After that, J-P and I were dropped off in front of Cairo’s most important mosque, the Mosque al Hussein, where Friday afternoon prayers were taking place.

“Don’t be visible when afternoon prayers let out,” said Anne, one of the teachers who had taken us to Moqattam. “This is the most dangerous part of town, and you’re here at the most dangerous time to be here.”

Not because of the risk of theft or assault…these things are unheard of in Cairo. But because this particular mosque is where the most devout (and in some cases, most extreme) Muslims come to pray, and Friday afternoon prayers are the most heavily attended of the week.

Having Tea in Cairo

Tea ("shai") and a street kitty in Cairo

How exciting! We ducked into a tea shop and enjoyed some of that incomparably good Egyptian tea while we waited for Debbie to join us.
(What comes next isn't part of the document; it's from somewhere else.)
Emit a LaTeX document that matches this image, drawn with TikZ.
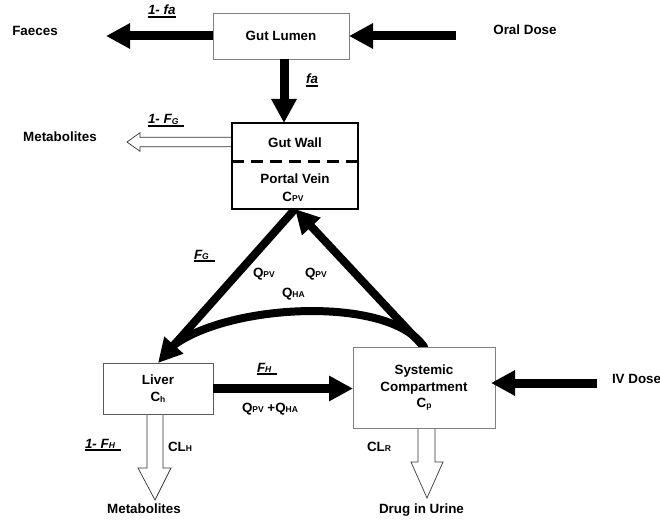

We didn’t have any trouble, and everyone around was very nice.

Then it was off to the Khan el Kalili, the massive bazaar, for some shopping. This place is cavernous…blocks and blocks and blocks, alleys upon alleys, many stories high. Debbie is a first rate shopper, and she’s been coming to the Khan frequently for five years now, and she even admits she has yet to scrape the surface. Some estimates are that there are 3,000 shops, but there are probably more.

We honed our bagaining skills, but Debbie’s presence helped greatly, because she took us to shops where she knew the owners and they gave us incredible prices we’d never have gotten as regular American tourists.

Tonight we went back to Giza and sat on the rooftop of a building a stone’s throw from the Sphinx. We had an incredible Egyptian dinner, puffed on apple-y sheesha, drank Turkish coffee so thick it crawled down our throats on its own legs, and watched the Pyramids glow…these incredible monuments that remained the highest buildings on the planet from 2560BC until the Eiffel Tower was built in Paris in 1889AD. For more than 4000 years they were the greatest achievement of man, and they’re no less impressive today, from the rooftop of a modern cafe.

The Great Pyramids at night

After all these millenia, still the 10th tallest building in Egypt.

We are exhausted. Tomorrow we fly to London, and I’m not sure if we’ll have internet access at the friend’s home where we are staying, so you may not hear from me until we return to Dallas on Sunday or Monday.

Be happy you live in a city with garbage collection!